Most New Yorkers ponder the consequences of jaywalking about as often as they contemplate the advanced physics of movement ? in other words, they don't think about it, they just do it. But errant street-dashers may need to reconsider their technically illegal crossings. So far in January 2014, the number of jaywalking citations issued by the New York Police Department is already five times higher than the number issued in January of 2013.
The increase is likely due to the recent spate of pedestrian deaths in the city, four of which were on the Upper West Side in the past two weeks. Three of those fatal accidents occurred at the busy intersection of 96th Street and Broadway. Traffic police flooded this location last weekend, issuing 18 jaywalking citations and only 5 traffic tickets, according to The Wall Street Journal.
Among those ticketed was the 84-year-old Chinese immigrant Kang Wong, who recently made the cover of the New York Post after being aggressively restrained by the NYPD when he did not understand why he was being ticketed.
Mayor de Blasio has faced recent criticism over the jaywalking crackdown. The mayor has addressed the issue of pedestrian safety recently, stating, "There is no larger policy in terms of jaywalking and ticketing and jaywalking ? that's not part of our plan. But it is something a local prescient commander can act on if they perceive there to be a real danger."
The increase in citations has made city residents more aware of their jaywalking tendencies, although most admit that it will not change their habits of ignoring traffic lights. Upper West Side resident Caroline Durham said, "It is very easy to get into your own zone, you're not looking around, and become very unaware of what is around you. I've made that mistake, so that's why I know."
Although many New Yorker's admit to jaywalking, they don't believe that ticketing pedestrians so aggressively is the answer to increasing safety.
"It's not just a matter of jaywalking, it's also a matter of drivers who don't observe [the speed limit]," said car owner John Hutchinson. "Most people don't know that it is a 30 mph limit in New York. I see people going 50-60 mph on the streets, so it would be a real investment of resources to both change the behavior of pedestrians and drivers."
The sudden spike in jaywalking tickets has caught many New Yorkers off guard, and some are even unsure of what it means to jaywalk.
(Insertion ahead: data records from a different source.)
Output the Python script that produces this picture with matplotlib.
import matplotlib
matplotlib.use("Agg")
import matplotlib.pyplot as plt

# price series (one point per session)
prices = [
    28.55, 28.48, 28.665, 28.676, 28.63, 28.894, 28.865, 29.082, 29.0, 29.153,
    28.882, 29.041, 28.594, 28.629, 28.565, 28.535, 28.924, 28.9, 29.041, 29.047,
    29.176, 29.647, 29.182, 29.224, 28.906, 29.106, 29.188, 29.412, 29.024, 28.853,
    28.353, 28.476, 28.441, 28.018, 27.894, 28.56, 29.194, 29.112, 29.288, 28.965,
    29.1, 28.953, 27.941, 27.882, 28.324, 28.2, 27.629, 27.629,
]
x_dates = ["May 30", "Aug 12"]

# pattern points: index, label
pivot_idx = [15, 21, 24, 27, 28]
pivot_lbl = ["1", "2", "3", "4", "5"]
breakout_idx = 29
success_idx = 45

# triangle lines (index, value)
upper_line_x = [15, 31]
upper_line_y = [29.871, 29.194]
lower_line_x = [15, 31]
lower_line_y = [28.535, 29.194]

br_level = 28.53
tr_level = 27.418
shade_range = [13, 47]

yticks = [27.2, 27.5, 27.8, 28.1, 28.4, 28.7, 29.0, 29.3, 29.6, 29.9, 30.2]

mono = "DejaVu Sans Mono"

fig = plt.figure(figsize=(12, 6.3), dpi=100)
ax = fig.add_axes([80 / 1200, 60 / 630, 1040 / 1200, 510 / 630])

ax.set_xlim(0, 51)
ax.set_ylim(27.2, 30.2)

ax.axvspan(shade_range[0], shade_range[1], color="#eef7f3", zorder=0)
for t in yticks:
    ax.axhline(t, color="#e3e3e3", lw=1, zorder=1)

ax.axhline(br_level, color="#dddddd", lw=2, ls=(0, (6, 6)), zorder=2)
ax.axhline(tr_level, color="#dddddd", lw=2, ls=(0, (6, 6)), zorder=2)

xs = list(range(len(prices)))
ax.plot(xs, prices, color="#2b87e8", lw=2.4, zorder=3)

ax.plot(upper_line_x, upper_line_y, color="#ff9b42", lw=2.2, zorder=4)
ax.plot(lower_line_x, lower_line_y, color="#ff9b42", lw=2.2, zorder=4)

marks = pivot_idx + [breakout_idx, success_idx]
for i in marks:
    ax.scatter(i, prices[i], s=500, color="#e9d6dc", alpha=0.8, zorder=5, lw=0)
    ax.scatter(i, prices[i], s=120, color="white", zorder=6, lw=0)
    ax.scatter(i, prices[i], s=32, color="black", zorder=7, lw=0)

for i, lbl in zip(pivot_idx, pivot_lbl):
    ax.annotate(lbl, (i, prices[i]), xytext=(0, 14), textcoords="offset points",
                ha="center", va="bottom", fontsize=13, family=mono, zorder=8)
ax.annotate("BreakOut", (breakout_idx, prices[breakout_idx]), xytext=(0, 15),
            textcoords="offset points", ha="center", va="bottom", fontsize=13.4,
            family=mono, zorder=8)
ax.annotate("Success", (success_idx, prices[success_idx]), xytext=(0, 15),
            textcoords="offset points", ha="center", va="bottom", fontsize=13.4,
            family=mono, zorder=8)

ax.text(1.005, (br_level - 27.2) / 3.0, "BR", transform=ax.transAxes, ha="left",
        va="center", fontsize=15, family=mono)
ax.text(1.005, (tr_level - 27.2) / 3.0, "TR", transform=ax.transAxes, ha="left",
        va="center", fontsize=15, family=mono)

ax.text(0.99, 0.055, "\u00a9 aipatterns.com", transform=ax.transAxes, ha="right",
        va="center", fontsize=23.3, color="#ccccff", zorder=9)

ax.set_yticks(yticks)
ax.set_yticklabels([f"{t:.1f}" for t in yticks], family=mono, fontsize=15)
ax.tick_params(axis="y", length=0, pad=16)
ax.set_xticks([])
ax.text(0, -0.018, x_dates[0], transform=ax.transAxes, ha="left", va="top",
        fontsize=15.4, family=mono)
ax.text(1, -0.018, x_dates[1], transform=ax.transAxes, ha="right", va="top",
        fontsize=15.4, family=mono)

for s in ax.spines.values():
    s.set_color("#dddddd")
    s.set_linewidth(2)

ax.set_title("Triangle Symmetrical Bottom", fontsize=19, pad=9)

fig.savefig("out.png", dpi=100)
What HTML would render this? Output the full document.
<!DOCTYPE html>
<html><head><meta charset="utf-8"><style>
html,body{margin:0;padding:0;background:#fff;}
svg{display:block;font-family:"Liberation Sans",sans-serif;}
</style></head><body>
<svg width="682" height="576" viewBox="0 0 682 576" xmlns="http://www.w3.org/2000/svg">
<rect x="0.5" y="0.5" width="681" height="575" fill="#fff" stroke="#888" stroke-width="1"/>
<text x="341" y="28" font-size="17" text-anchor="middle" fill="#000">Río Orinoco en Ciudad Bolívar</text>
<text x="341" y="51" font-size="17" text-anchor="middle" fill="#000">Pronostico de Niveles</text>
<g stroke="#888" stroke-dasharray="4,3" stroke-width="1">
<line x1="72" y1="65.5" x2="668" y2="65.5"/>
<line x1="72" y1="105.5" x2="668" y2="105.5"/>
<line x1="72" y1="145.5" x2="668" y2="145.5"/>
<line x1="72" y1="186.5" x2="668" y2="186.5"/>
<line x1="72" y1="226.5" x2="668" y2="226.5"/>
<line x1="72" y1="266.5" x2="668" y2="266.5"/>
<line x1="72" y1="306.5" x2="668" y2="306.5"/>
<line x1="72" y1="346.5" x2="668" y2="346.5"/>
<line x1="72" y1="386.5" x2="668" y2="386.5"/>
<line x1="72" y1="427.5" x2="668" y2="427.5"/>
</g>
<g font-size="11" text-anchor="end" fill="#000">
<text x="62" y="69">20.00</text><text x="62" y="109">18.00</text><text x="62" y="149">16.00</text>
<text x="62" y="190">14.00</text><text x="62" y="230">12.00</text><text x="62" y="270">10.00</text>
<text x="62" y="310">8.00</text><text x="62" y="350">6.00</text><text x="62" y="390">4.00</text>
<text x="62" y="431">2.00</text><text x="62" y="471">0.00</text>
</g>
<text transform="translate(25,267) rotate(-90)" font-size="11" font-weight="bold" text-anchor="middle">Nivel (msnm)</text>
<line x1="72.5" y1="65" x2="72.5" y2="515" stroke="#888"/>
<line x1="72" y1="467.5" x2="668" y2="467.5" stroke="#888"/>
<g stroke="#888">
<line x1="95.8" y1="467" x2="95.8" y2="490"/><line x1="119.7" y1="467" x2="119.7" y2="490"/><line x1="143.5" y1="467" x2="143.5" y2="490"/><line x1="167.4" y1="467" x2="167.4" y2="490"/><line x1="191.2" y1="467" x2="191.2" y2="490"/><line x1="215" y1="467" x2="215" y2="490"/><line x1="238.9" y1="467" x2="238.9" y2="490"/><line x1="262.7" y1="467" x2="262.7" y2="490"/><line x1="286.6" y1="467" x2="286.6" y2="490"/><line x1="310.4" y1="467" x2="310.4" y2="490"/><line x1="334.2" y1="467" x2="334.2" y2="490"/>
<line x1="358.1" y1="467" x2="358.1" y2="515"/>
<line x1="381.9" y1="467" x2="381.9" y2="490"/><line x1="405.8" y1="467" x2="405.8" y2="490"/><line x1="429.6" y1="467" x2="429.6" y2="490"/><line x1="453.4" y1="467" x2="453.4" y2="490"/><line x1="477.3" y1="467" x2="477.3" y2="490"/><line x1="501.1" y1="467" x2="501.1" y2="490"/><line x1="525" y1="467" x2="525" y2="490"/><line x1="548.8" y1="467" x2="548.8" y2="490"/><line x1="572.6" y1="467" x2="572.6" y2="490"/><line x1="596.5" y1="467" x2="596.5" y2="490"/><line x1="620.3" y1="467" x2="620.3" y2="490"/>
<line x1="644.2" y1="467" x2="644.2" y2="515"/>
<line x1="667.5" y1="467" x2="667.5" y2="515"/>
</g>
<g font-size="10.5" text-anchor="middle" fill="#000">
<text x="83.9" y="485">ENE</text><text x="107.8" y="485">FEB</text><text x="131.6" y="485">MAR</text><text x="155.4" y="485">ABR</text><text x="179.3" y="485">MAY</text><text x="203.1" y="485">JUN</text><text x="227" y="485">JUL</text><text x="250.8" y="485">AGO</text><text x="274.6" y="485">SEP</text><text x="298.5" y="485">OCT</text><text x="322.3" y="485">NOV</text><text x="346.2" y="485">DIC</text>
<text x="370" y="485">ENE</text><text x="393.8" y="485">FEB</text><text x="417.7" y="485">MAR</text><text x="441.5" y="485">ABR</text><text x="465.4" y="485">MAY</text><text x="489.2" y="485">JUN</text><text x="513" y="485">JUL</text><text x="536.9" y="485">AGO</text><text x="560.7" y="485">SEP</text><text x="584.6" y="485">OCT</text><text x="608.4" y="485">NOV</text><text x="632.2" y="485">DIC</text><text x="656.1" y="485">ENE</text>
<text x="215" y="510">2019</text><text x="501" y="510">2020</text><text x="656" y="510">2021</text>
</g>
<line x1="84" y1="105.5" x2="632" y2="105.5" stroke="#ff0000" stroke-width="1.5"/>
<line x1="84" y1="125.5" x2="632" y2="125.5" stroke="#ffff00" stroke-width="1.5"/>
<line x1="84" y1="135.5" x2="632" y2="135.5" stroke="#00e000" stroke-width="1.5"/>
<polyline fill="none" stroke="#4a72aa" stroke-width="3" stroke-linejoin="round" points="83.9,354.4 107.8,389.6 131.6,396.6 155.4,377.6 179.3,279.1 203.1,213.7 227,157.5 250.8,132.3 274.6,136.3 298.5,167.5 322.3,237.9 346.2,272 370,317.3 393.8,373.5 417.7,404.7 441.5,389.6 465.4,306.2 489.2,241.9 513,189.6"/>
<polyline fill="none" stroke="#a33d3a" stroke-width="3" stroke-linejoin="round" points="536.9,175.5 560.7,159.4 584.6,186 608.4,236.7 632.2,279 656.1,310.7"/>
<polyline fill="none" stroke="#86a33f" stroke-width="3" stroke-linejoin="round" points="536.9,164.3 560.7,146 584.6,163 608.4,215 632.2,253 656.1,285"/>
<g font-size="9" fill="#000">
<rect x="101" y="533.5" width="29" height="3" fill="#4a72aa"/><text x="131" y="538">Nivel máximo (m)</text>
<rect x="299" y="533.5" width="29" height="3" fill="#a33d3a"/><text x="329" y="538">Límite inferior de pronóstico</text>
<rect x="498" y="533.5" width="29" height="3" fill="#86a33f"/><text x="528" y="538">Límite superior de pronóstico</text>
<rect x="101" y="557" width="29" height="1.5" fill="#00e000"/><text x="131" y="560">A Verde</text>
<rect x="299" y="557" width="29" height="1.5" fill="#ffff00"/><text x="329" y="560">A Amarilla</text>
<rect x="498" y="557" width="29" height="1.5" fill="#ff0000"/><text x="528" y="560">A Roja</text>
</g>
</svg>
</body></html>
"I think people are unsure of what jaywalking actually is, if it's crossing the street with out the light, or walking in the middle of the street," said Upper East Side resident Eva Ramos.
Most New Yorkers, from residents to politicians to cops, seem to be unified in the goal of bolstering the safety of pedestrians. The debate lies in what will be most successful without disrupting people's daily routines.
An effective compromise might mean sharing the blame equally between drivers and pedestrians. It also means educating everyone on safety practices.
"I was surprised to learn that because of the rarity of jaywalking enforcement, some younger New Yorkers were mistaken in their belief of what actually constituted jaywalking," said attorney Gerard McCloskey. "An educational campaign could remedy that and alert pedestrians that police will be enforcing the jaywalking restriction."
Scott Gastel, a spokesperson for the Department of Transportation, said that their department does not have control over what citations the NYPD gives out, but said that the DOT will be employing new safety measures.
"We are developing a proposal with pedestrian safety enhancements for the intersection of West 96th St. and Broadway, and will present it to Community Board 7 on Thursday [January 30th]," Gastel said.